Here is a set of lexer-rules which is used to illustrate the various approaches with:

%filenames scanner

%%

[ \t\n]+                            // skip white space chars.
[0-9]+                              return NUMBER;
[[:alpha:]_][[:alpha:][:digit:]_]*  return IDENTIFIER;
[][]                                return SIGNAL;
.                                   return matched()[0];

The main function uses the column and line members, which were added to the class Scanner:

int main()
{
    ScannerStreambuf buf(cin);
    istream in(&buf);

    string line;

    Scanner scanner(in);                // define a Scanner object

    while (int token = scanner.lex())   // get all tokens
    {
        string const &text = scanner.matched();
        switch (token)
        {
            case IDENTIFIER:
                cout << "identifier: " << text << '\n';
            break;

            case NUMBER:
                cout << "number: " << text << '\n';
            break;

            case SIGNAL:
            {
                cout << 
                        '\n' <<
                        scanner.line() << 
                        setw(scanner.column()) << '^' << "\n"
                        "Line " << scanner.lineNr() << ", column " <<
                        scanner.column() << 
                                ": saw `" << scanner.matched() << "'\n\n";
            }
            break;

            default:
                cout << "char. token: `" << text << "'\n";
            break;
        }
    }
}

The IStreambuf wraps around cin, and is passed to an istream, which in turn is passed to the Scanner object.

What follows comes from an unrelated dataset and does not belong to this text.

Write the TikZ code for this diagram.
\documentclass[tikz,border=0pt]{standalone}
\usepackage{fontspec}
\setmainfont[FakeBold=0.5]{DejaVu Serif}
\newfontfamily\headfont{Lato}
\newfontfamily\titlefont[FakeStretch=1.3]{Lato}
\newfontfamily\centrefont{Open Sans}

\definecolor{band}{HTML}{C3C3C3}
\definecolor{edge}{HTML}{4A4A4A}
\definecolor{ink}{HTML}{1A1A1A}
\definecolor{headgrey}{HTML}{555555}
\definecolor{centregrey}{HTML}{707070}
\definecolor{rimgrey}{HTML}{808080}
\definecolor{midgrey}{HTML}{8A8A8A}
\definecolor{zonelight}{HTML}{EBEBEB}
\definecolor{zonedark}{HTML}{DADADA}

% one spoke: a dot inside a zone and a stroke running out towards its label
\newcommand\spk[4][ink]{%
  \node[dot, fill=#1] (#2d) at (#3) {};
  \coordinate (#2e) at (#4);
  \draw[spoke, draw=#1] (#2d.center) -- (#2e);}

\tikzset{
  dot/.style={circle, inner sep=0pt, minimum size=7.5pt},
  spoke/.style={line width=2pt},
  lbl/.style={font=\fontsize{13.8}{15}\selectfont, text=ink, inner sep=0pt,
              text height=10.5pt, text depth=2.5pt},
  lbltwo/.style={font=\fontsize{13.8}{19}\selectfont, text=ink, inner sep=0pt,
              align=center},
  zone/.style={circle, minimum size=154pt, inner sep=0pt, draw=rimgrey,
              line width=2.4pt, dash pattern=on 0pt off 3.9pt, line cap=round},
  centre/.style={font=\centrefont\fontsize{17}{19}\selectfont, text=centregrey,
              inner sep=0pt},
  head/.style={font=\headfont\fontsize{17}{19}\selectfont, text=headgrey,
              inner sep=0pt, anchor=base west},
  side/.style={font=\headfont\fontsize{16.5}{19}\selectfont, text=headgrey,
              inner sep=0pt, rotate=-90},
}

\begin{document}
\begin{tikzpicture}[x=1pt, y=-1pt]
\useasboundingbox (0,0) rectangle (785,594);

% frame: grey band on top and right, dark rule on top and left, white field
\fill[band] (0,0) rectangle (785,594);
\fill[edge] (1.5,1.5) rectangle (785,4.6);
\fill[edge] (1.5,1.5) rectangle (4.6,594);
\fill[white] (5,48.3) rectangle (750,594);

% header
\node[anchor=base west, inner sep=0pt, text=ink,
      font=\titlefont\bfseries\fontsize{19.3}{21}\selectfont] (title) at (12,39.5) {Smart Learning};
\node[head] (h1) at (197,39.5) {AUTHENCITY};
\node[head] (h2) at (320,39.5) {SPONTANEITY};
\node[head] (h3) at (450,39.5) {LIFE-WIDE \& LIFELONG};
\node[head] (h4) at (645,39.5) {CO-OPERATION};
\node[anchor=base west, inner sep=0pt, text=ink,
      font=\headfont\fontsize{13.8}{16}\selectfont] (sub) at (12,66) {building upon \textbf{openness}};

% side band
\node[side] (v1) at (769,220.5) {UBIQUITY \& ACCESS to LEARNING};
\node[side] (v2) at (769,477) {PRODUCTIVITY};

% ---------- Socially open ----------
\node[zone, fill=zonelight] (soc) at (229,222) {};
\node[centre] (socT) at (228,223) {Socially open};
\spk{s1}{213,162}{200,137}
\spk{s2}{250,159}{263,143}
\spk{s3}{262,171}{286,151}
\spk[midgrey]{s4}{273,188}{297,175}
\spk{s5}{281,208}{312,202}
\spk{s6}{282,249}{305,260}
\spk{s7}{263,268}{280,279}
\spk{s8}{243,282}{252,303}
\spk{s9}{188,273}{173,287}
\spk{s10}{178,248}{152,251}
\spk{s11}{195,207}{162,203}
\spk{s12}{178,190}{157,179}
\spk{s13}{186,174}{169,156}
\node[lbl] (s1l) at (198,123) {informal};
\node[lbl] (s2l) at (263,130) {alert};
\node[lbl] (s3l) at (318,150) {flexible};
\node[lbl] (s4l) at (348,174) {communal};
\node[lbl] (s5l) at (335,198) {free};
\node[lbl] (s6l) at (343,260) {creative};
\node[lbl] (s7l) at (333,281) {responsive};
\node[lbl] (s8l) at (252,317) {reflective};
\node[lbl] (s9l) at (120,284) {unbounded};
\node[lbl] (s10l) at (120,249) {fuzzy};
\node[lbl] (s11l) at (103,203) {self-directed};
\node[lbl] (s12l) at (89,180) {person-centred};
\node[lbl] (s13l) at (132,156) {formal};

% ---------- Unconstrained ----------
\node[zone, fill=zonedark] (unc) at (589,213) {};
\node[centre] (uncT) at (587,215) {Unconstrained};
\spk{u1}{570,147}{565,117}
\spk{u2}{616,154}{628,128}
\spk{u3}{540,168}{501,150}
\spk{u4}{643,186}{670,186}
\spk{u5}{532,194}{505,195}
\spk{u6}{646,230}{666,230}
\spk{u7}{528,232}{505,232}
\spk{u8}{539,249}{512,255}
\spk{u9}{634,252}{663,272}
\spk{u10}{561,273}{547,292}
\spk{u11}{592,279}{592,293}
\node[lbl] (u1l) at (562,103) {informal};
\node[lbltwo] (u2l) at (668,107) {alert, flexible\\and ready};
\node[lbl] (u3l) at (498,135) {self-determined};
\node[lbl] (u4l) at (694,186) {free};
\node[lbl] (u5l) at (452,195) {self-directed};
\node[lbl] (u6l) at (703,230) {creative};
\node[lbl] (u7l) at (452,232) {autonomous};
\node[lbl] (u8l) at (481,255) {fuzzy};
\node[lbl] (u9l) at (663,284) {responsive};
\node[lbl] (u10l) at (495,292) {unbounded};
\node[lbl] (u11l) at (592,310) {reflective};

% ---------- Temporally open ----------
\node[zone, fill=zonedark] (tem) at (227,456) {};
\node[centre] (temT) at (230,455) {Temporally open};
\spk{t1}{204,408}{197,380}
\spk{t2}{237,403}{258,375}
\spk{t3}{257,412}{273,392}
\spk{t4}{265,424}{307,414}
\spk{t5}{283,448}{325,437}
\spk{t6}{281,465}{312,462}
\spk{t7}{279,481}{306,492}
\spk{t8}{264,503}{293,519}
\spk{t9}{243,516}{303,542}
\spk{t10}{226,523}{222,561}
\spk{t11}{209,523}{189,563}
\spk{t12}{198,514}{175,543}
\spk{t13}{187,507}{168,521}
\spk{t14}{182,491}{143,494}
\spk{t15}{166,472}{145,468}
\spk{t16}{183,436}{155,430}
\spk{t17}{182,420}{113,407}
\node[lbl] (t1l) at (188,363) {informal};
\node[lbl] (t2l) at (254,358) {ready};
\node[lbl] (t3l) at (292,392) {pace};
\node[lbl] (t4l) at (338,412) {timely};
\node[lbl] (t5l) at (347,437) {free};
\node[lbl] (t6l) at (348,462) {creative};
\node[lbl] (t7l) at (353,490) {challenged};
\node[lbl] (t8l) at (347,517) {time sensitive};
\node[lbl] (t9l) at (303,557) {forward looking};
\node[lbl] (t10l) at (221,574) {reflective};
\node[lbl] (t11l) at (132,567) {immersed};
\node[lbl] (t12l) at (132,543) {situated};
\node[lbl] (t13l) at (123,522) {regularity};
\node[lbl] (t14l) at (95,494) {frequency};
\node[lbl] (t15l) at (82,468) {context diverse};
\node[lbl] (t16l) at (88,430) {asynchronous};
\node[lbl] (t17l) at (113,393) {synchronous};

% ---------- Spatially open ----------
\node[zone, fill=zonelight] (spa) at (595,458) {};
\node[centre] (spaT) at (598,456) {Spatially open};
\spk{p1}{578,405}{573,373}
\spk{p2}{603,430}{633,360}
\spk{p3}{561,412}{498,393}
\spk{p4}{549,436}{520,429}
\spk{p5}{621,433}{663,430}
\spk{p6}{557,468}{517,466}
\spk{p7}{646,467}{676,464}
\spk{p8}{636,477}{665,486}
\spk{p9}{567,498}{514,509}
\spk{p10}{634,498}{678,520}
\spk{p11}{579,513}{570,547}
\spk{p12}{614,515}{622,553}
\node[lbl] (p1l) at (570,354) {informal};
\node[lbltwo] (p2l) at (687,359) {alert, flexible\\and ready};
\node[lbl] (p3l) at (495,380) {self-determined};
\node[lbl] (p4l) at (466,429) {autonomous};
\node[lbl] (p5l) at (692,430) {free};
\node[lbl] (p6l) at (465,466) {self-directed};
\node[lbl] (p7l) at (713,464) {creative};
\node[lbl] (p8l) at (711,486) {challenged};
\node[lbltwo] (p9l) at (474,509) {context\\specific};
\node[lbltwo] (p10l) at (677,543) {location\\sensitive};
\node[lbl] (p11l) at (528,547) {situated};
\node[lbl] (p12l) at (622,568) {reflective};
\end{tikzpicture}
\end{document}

When the scanner returns SIGNAL tokens their lines, column indicators, line numbers and column numbers are shown.

Members like switchStream and pushStream, expecting std::istream references can also be used, if the actual input streams are wrapped in ScannerStreambuf objects, which are passed to istream objects which are, in turn, passed to switchStream and pushStream. The members expecting names of streams should of course not be used, since the scanner creates plain std::ifstream objects for them.